By Barbara Goll, BS, Community Education Liaison/Nutritionist
Whether you are looking for full-time care, part-time care or occasional respite care, choosing someone to look after your loved one is a stressful process.
It goes without saying that you want someone who can manage the details of the job — like cooking, cleaning, and keeping medications organized. But caregiving is so much more than a list of household and helpful tasks. It’s also an important interpersonal role that demands many developed personality traits.
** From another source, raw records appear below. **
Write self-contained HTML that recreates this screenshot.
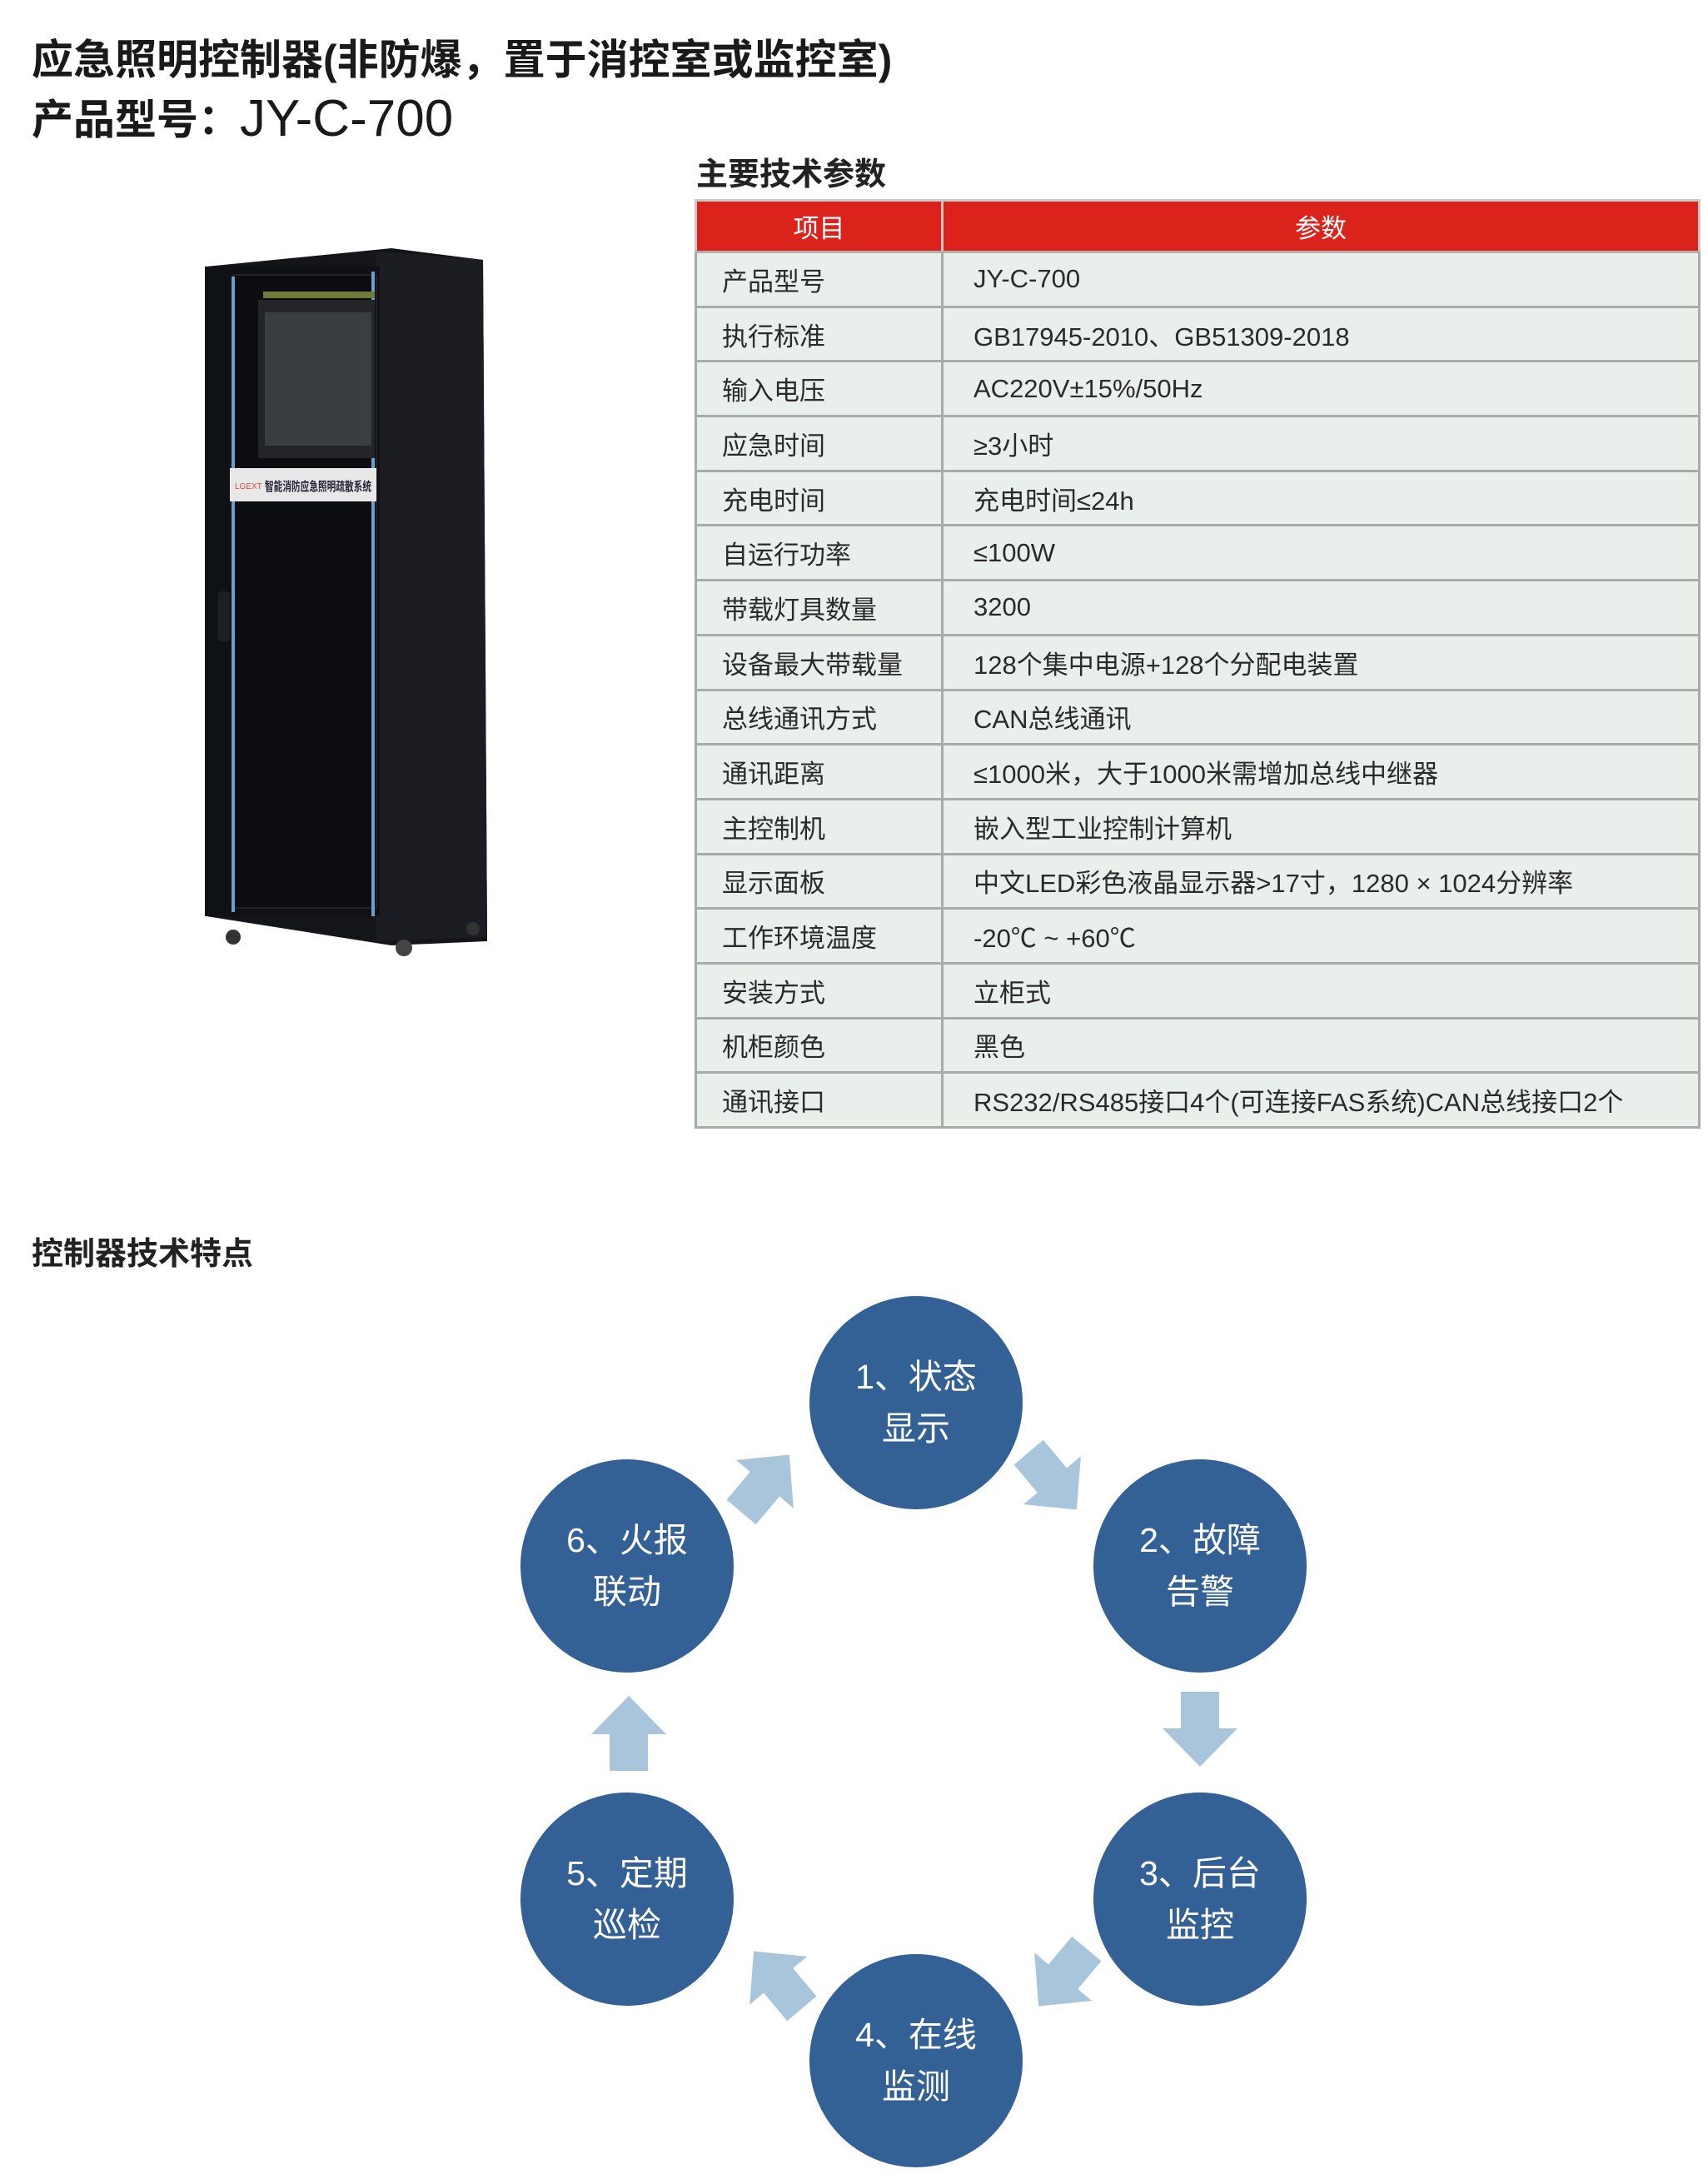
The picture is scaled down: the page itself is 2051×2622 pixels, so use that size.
<!DOCTYPE html>
<html><head><meta charset="utf-8"><style>
*{margin:0;padding:0;box-sizing:border-box}
body{width:2051px;height:2622px;background:#fff;position:relative;overflow:hidden;font-family:"Liberation Sans","Noto Sans CJK SC",sans-serif;color:#222}
.t{position:absolute;white-space:nowrap}
.h1{font-size:50px;font-weight:bold;color:#1a1a1a}
table{position:absolute;left:834px;top:239px;width:1208px;border-collapse:collapse}
td{border:3px solid #a8aca9;height:65.7px;font-size:31px;background:#e9f0ec;color:#2a2a2a;vertical-align:middle}
td.a{width:296px;padding-left:30px}
td.b{padding-left:36px}
th{background:#db221b;color:#fff;font-weight:normal;font-size:31px;height:62px;border:3px solid #c9c9c9;border-bottom:3px solid #b0b0b0}
.c{position:absolute;width:256px;height:256px;border-radius:50%;background:#336195;color:#fff;font-size:41px;text-align:center;display:flex;align-items:center;justify-content:center;line-height:62px}
.ar{position:absolute;width:90px;height:90px}
</style></head><body>
<div class="t h1" style="left:38px;top:32px">应急照明控制器(非防爆，置于消控室或监控室)</div>
<div class="t h1" style="left:38px;top:104px">产品型号：<span style="font-weight:normal;font-size:62px;position:relative;top:2px">JY-C-700</span></div>
<div class="t" style="left:836px;top:178px;font-size:38px;font-weight:bold">主要技术参数</div>

<svg style="position:absolute;left:240px;top:290px" width="360" height="880" viewBox="0 0 360 880">
<polygon points="8,30 230,8 340,22 345,840 230,845 8,810" fill="#141519"/>
<polygon points="212,12 340,22 345,835 212,840" fill="#1c1d22"/>
<rect x="6" y="30" width="210" height="780" fill="#101114"/>
<rect x="40" y="40" width="172" height="760" fill="#0c0d10" stroke="#222" stroke-width="2"/>
<line x1="40" y1="42" x2="40" y2="805" stroke="#6a9fd0" stroke-width="4"/>
<line x1="208" y1="36" x2="208" y2="810" stroke="#6a9fd0" stroke-width="4"/>
<rect x="70" y="70" width="140" height="190" fill="#23252a"/>
<rect x="78" y="85" width="128" height="160" fill="#3a3d42"/>
<rect x="76" y="60" width="134" height="8" fill="#6e7a3a"/>
<rect x="36" y="272" width="176" height="40" fill="#e8e8e8"/>
<text x="42" y="297" font-size="10" fill="#d44" font-family="Liberation Sans">LGEXT</text>
<text x="78" y="299" font-size="15" fill="#223" font-weight="bold" font-family="Noto Sans CJK SC" textLength="128" lengthAdjust="spacingAndGlyphs">智能消防应急照明疏散系统</text>
<rect x="22" y="420" width="14" height="60" rx="4" fill="#1e1f23"/>
<circle cx="40" cy="835" r="9" fill="#333"/><circle cx="245" cy="848" r="10" fill="#444"/><circle cx="328" cy="825" r="8" fill="#333"/>
</svg>

<table>
<tr><th style="width:296px">项目</th><th>参数</th></tr>
<tr><td class="a">产品型号</td><td class="b">JY-C-700</td></tr>
<tr><td class="a">执行标准</td><td class="b">GB17945-2010、GB51309-2018</td></tr>
<tr><td class="a">输入电压</td><td class="b">AC220V±15%/50Hz</td></tr>
<tr><td class="a">应急时间</td><td class="b">≥3小时</td></tr>
<tr><td class="a">充电时间</td><td class="b">充电时间≤24h</td></tr>
<tr><td class="a">自运行功率</td><td class="b">≤100W</td></tr>
<tr><td class="a">带载灯具数量</td><td class="b">3200</td></tr>
<tr><td class="a">设备最大带载量</td><td class="b">128个集中电源+128个分配电装置</td></tr>
<tr><td class="a">总线通讯方式</td><td class="b">CAN总线通讯</td></tr>
<tr><td class="a">通讯距离</td><td class="b">≤1000米，大于1000米需增加总线中继器</td></tr>
<tr><td class="a">主控制机</td><td class="b">嵌入型工业控制计算机</td></tr>
<tr><td class="a">显示面板</td><td class="b">中文LED彩色液晶显示器&gt;17寸，1280 × 1024分辨率</td></tr>
<tr><td class="a">工作环境温度</td><td class="b">-20℃ ~ +60℃</td></tr>
<tr><td class="a">安装方式</td><td class="b">立柜式</td></tr>
<tr><td class="a">机柜颜色</td><td class="b">黑色</td></tr>
<tr><td class="a">通讯接口</td><td class="b">RS232/RS485接口4个(可连接FAS系统)CAN总线接口2个</td></tr>
</table>

<div class="t" style="left:38px;top:1474px;font-size:38px;font-weight:bold">控制器技术特点</div>

<div class="c" style="left:972px;top:1556px">1、状态<br>显示</div>
<div class="c" style="left:1313px;top:1752px">2、故障<br>告警</div>
<div class="c" style="left:1313px;top:2152px">3、后台<br>监控</div>
<div class="c" style="left:972px;top:2346px">4、在线<br>监测</div>
<div class="c" style="left:625px;top:2152px">5、定期<br>巡检</div>
<div class="c" style="left:625px;top:1752px">6、火报<br>联动</div>

<svg width="0" height="0" style="position:absolute"><defs><polygon id="da" points="22,0 68,0 68,44 90,44 45,90 0,44 22,44" fill="#a8c5dc"/></defs></svg>
<svg class="ar" style="left:1219px;top:1733px;transform:rotate(-40deg)" viewBox="0 0 90 90"><use href="#da"/></svg>
<svg class="ar" style="left:1396px;top:2031px" viewBox="0 0 90 90"><use href="#da"/></svg>
<svg class="ar" style="left:1231px;top:2329px;transform:rotate(40deg)" viewBox="0 0 90 90"><use href="#da"/></svg>
<svg class="ar" style="left:889px;top:2332px;transform:rotate(140deg)" viewBox="0 0 90 90"><use href="#da"/></svg>
<svg class="ar" style="left:710px;top:2036px;transform:rotate(180deg)" viewBox="0 0 90 90"><use href="#da"/></svg>
<svg class="ar" style="left:874px;top:1736px;transform:rotate(-140deg)" viewBox="0 0 90 90"><use href="#da"/></svg>
</body></html>
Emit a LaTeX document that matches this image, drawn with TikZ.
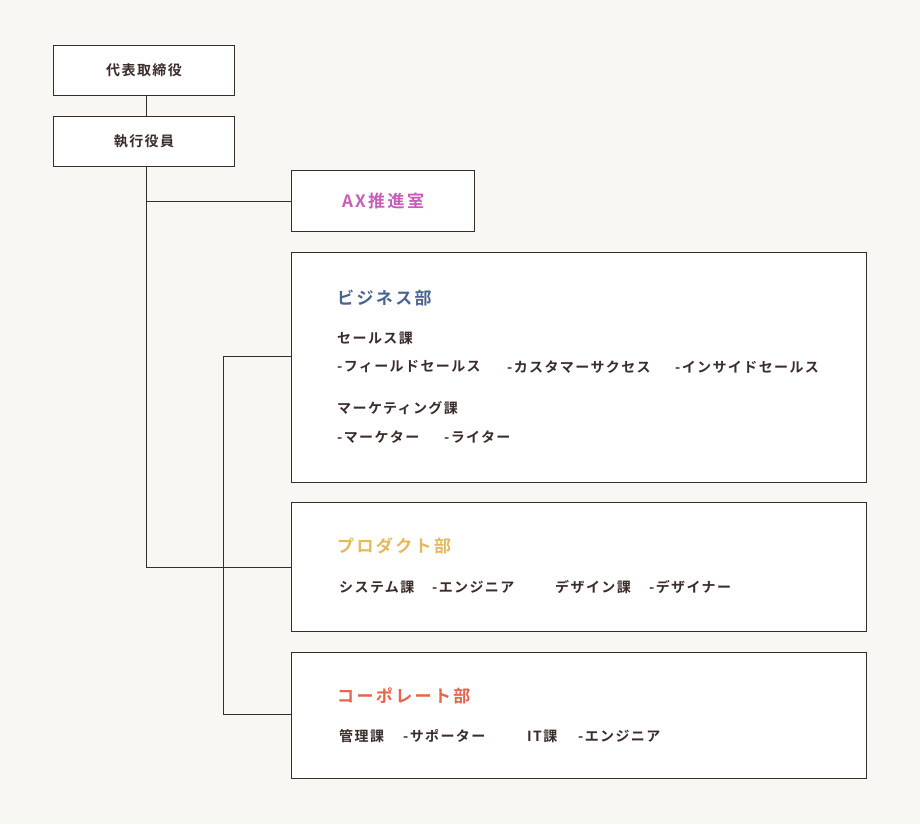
\documentclass[tikz,border=0pt]{standalone}
\usepackage{fontspec}
\setmainfont{Noto Sans CJK JP}[BoldFont={Noto Sans CJK JP Bold}, LetterSpace=10]
\newfontfamily\headfont{Noto Sans CJK JP Bold}[LetterSpace=14]
\usetikzlibrary{positioning}
\definecolor{bg}{HTML}{F8F7F3}
\definecolor{ink}{HTML}{3A2C2A}
\definecolor{axc}{HTML}{C95CB8}
\definecolor{bizc}{HTML}{4A6490}
\definecolor{prodc}{HTML}{E6B85C}
\definecolor{corpc}{HTML}{E8634A}
\begin{document}
\begin{tikzpicture}[x=1pt,y=-1pt,
box/.style={draw=ink, fill=white, line width=1pt, anchor=north west, inner sep=0pt},
head/.style={anchor=west, font=\headfont\fontsize{17}{20}\selectfont, inner sep=0pt},
item/.style={anchor=west, font=\bfseries\fontsize{14}{16}\selectfont, text=ink, inner sep=0pt},
link/.style={draw=ink, line width=0.8pt}]
\fill[bg] (0,0) rectangle (920,824);
\useasboundingbox (0,0) rectangle (920,824);

% top
\node[box, minimum width=181pt, minimum height=50pt] (ceo) at (53,45) {};
\node[item, anchor=center] at (ceo.center) {代表取締役};
\node[box, minimum width=181pt, minimum height=50pt] (exec) at (53,116) {};
\node[item, anchor=center] at (exec.center) {執行役員};
\node[box, minimum width=183pt, minimum height=61pt] (ax) at (291,170) {};
\node[head, anchor=center, text=axc] at (ax.center) {AX推進室};

% departments
\node[box, minimum width=575pt, minimum height=230pt] (biz) at (291,252) {};
\node[box, minimum width=575pt, minimum height=129pt] (prod) at (291,502) {};
\node[box, minimum width=575pt, minimum height=126pt] (corp) at (291,652) {};

% connectors
\coordinate (top) at (146,166);
\coordinate (trunk) at (146,567);
\coordinate (branch) at (223,356);
\coordinate (bend) at (223,714);
\draw[link] (ceo.south -| top) -- (exec.north -| top);
\draw[link] (top) -- (trunk) -- (prod.west |- trunk);
\draw[link] (top |- ax.west) -- (ax.west);
\draw[link] (biz.west |- branch) -- (branch) -- (bend) -- (corp.west |- bend);

% business
\node[head, text=bizc] at (337,298) {ビジネス部};
\node[item] at (337,338) {セールス課};
\node[item] at (337,367) {-フィールドセールス};
\node[item] at (507,367) {-カスタマーサクセス};
\node[item] at (675,367) {-インサイドセールス};
\node[item] at (337,408) {マーケティング課};
\node[item] at (337,437) {-マーケター};
\node[item] at (444,437) {-ライター};

% product
\node[head, text=prodc] at (337,546) {プロダクト部};
\node[item] at (339,587) {システム課};
\node[item] at (432,587) {-エンジニア};
\node[item] at (555,587) {デザイン課};
\node[item] at (649,587) {-デザイナー};

% corporate
\node[head, text=corpc] at (337,696) {コーポレート部};
\node[item] at (339,736) {管理課};
\node[item] at (403,736) {-サポーター};
\node[item] at (527,736) {IT課};
\node[item] at (578,736) {-エンジニア};
\end{tikzpicture}
\end{document}
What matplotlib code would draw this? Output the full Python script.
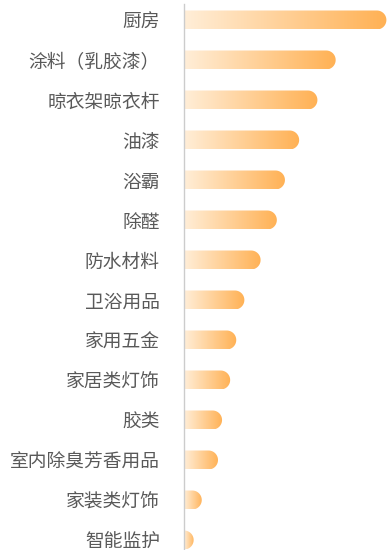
import matplotlib
matplotlib.use("Agg")
import matplotlib.pyplot as plt
import numpy as np
from matplotlib.path import Path
from matplotlib.patches import PathPatch
from matplotlib.colors import LinearSegmentedColormap

plt.rcParams['font.family'] = ['Noto Sans CJK SC', 'DejaVu Sans']

categories = ['厨房', '涂料（乳胶漆）', '晾衣架晾衣杆', '油漆', '浴霸', '除醛', '防水材料',
              '卫浴用品', '家用五金', '家居类灯饰', '胶类', '室内除臭芳香用品', '家装类灯饰', '智能监护']
values = [100, 75, 66, 57, 50, 46, 38, 30, 26, 23, 19, 17, 9, 5]

W, H = 387, 550
fig = plt.figure(figsize=(W / 100, H / 100), dpi=100)
ax = fig.add_axes([183.5 / W, 0, 1 - 183.5 / W, 546 / H])

n = len(categories)
ylim = (n - 0.75, -0.4)
ax.set_xlim(0, 100.3)
ax.set_ylim(*ylim)

cmap = LinearSegmentedColormap.from_list('bar', ['#FFEED8', '#FFB154'])
grad = np.linspace(0, 1, 256).reshape(1, -1)

fig.canvas.draw()
# radius of the rounded end, in data units, so it looks circular on screen
bar_h = 0.475
p0 = ax.transData.transform((0, 0))
p1 = ax.transData.transform((1, bar_h))
px_per_x = p1[0] - p0[0]
r_px = abs(p1[1] - p0[1]) / 2
rx = r_px / px_per_x

for i, v in enumerate(values):
    y0, y1 = i - bar_h / 2, i + bar_h / 2
    r = min(rx, v)
    th = np.linspace(-np.pi / 2, np.pi / 2, 40)
    xs = [0] + list(v - r + r * np.cos(th)) + [0]
    ys = [y1] + list(i - (bar_h / 2) * np.sin(th)) + [y0]
    verts = list(zip(xs, ys)) + [(0, y1)]
    codes = [Path.MOVETO] + [Path.LINETO] * (len(verts) - 2) + [Path.CLOSEPOLY]
    patch = PathPatch(Path(verts, codes), facecolor='none', edgecolor='none')
    ax.add_patch(patch)
    im = ax.imshow(grad, cmap=cmap, aspect='auto', extent=[0, v, y1, y0],
                   interpolation='bilinear', zorder=2)
    im.set_clip_path(patch)

ax.set_xlim(0, 100.3)
ax.set_ylim(*ylim)
ax.set_yticks(range(n))
ax.set_yticklabels(categories, fontsize=13.5, color='#595959')
ax.tick_params(axis='y', length=0, pad=17)
ax.set_xticks([])
for s in ['top', 'right', 'bottom']:
    ax.spines[s].set_visible(False)
ax.spines['left'].set_color('#cccccc')
ax.spines['left'].set_linewidth(1)

fig.savefig('out.png', dpi=100)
Locating that special caregiver who possesses the qualities that would be best to care for your loved one can take some effort. A valuable caregiver will have the necessary training, along with the ability to earn the respect of your loved one being cared for.
A quality caregiver is:
- Able to manage situations assertively and take directions gracefully
- Reliable and trustworthy
- Emotionally stable with even temperament
- A problem-solver who comes up with timely solutions
- Flexible and able to adjust to meet the needs and wishes of the client
- A good communicator who communicates verbally and non-verbally in a clear and simple manor, exhibiting care and interest in the client
- Professional at all times and focused on the needs of the client
- In good health and is physically able to perform work involved
- Is passionate about their job and providing the best quality of life for clients with dignity and respect, helping them to live each day as fully as possible
- Radiates happiness, optimism and joy
- Able to maintain a sense of humor through challenging times
- Patient during times of frustration, stress and anger
- Calm and reassuring in both tone and actions
- Empathetic and able to consider a client’s perspective as independence declines
- Creative in helping clients feel self-worth and emotional well-being
- Able to stay composed during all types of tasks, offering a gift of dignity clients
A caregiver will leave a lasting impact on the client as well as the family members. Take the time to find the quality caregiver your loved one deserves.
As Maya Angelou put it, “At the end of the day, I’ve learned that people may forget what you said, they may forget what you did, but they will never forget how you made them feel.”